Set down word for word the lines running from the line with "Clone this chart in matplotlib." to the line with "from matplotlib.patches import Rectangle", ends included. Skip every picture.

[Source code of charts]
________________________
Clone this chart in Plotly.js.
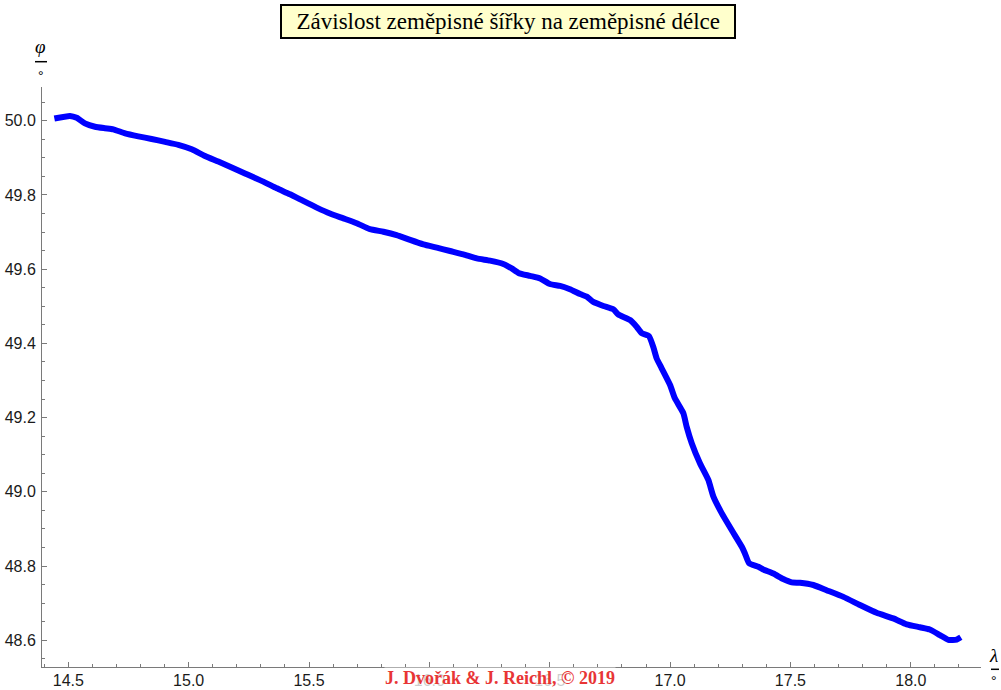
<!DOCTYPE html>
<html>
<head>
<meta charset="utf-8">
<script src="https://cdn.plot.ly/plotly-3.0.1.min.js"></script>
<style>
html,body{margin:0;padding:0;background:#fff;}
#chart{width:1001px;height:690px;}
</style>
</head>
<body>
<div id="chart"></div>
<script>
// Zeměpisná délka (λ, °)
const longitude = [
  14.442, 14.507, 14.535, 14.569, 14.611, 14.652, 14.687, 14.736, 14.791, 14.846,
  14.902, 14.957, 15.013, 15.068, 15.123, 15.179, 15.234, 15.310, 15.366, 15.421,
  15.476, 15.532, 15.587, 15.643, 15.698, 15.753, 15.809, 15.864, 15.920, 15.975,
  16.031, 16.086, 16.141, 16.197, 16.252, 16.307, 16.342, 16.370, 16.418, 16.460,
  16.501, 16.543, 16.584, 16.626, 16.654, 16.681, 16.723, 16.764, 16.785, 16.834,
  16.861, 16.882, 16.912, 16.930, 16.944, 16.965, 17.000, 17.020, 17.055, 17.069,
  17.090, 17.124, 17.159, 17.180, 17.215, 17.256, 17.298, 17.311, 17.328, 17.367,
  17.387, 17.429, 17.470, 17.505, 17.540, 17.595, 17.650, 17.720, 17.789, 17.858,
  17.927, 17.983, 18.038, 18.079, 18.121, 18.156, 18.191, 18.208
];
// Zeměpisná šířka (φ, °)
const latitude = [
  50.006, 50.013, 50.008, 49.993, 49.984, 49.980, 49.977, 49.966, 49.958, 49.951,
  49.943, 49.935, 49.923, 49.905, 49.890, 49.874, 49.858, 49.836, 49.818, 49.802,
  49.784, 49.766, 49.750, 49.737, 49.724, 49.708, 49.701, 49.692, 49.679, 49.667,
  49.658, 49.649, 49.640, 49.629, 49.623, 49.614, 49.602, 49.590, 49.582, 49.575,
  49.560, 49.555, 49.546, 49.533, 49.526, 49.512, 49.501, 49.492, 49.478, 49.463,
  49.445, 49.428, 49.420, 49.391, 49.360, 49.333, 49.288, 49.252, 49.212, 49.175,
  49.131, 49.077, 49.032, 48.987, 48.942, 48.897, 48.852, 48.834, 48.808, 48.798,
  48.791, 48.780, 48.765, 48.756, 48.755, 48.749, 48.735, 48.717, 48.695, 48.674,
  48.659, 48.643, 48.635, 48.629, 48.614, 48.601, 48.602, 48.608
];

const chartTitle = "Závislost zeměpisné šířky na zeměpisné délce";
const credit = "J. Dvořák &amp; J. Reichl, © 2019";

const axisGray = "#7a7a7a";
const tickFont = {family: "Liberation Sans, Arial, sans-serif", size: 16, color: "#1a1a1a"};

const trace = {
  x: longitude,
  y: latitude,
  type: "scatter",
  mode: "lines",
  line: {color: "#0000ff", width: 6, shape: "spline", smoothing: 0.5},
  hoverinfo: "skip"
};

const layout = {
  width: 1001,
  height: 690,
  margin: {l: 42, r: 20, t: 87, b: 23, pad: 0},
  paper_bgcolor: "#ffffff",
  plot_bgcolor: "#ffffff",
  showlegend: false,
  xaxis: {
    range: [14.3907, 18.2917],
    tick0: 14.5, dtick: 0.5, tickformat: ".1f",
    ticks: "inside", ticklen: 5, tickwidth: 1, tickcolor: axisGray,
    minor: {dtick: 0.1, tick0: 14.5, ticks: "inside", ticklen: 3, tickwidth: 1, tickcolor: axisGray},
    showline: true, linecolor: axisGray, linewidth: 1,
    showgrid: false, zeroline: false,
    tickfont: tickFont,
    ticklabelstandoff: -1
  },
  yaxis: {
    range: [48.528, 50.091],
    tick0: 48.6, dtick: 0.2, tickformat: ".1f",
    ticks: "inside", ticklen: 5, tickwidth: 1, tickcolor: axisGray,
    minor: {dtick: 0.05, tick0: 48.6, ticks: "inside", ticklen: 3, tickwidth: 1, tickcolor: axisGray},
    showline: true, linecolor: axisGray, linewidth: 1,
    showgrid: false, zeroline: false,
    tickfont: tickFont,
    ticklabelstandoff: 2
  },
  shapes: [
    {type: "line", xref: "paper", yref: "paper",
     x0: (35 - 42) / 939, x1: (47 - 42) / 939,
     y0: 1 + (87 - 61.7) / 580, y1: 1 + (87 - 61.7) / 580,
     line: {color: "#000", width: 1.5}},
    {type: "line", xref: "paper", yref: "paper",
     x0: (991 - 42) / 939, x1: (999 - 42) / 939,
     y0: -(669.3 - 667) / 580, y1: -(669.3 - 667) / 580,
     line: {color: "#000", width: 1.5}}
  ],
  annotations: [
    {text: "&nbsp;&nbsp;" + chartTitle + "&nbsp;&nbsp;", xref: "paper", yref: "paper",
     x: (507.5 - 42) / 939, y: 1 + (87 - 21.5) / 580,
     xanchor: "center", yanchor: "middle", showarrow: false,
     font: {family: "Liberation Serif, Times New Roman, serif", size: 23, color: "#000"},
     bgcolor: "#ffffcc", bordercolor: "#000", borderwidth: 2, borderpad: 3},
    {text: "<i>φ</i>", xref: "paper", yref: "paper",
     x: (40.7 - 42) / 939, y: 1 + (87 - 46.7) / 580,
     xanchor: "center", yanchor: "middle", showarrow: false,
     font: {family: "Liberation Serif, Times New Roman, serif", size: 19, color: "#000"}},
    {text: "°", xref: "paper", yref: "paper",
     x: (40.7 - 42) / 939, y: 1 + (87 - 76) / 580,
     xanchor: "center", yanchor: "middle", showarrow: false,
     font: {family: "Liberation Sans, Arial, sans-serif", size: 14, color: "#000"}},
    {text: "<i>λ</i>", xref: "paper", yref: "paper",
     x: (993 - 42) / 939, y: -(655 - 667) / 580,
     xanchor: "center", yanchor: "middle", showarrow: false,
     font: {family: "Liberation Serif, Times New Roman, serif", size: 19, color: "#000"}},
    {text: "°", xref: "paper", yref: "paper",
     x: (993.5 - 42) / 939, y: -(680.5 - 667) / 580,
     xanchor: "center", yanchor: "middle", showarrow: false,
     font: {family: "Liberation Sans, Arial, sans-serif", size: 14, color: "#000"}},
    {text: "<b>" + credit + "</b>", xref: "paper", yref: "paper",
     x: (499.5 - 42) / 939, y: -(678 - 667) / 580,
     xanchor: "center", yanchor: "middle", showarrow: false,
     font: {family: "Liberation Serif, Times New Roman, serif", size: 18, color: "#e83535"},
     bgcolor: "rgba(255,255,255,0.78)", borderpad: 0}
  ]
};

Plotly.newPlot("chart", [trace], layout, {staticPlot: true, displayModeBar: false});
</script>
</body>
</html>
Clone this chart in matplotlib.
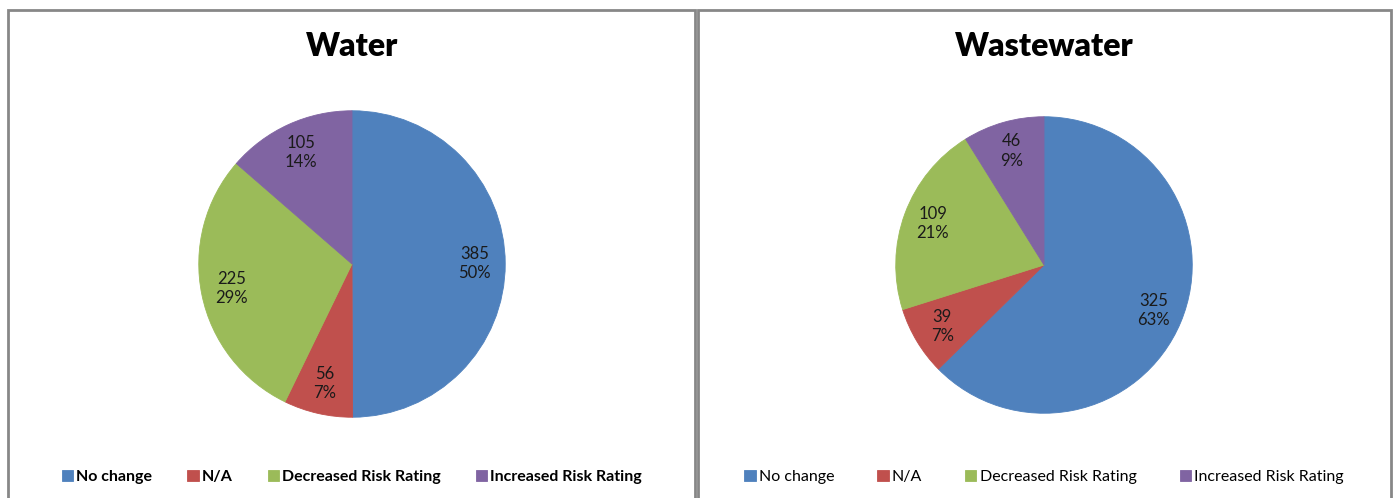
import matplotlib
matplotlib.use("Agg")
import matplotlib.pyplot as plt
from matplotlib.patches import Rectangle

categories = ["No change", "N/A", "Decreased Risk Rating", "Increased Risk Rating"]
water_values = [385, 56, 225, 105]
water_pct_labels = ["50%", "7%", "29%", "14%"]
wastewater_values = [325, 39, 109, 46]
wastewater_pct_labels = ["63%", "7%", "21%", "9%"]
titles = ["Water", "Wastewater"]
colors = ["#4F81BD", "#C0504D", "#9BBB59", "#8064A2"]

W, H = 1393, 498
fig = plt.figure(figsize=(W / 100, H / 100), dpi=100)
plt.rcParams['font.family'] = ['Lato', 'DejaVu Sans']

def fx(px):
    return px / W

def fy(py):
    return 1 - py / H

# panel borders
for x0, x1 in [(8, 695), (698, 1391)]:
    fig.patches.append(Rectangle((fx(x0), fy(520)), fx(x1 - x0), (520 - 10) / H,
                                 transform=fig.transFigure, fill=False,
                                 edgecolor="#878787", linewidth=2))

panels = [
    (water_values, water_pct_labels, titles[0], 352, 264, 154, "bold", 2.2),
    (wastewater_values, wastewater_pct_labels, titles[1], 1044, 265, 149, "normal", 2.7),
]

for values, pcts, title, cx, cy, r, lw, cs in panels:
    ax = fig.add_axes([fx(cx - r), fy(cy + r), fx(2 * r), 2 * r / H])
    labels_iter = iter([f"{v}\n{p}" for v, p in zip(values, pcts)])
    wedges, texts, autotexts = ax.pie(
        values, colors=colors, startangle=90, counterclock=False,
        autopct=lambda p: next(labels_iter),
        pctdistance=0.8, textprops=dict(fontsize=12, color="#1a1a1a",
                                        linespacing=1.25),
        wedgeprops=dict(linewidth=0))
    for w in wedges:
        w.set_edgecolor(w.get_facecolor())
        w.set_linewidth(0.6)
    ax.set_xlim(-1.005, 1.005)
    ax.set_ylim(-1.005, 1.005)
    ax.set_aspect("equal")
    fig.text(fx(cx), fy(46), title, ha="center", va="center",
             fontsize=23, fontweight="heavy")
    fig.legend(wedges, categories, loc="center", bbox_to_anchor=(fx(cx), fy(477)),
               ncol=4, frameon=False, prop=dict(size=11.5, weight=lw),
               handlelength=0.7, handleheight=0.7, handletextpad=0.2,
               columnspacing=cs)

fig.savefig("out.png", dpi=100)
________________________
ANSWER FOR THE TASK
Clone this chart in matplotlib.
import matplotlib
matplotlib.use("Agg")
import matplotlib.pyplot as plt
from matplotlib.patches import Rectangle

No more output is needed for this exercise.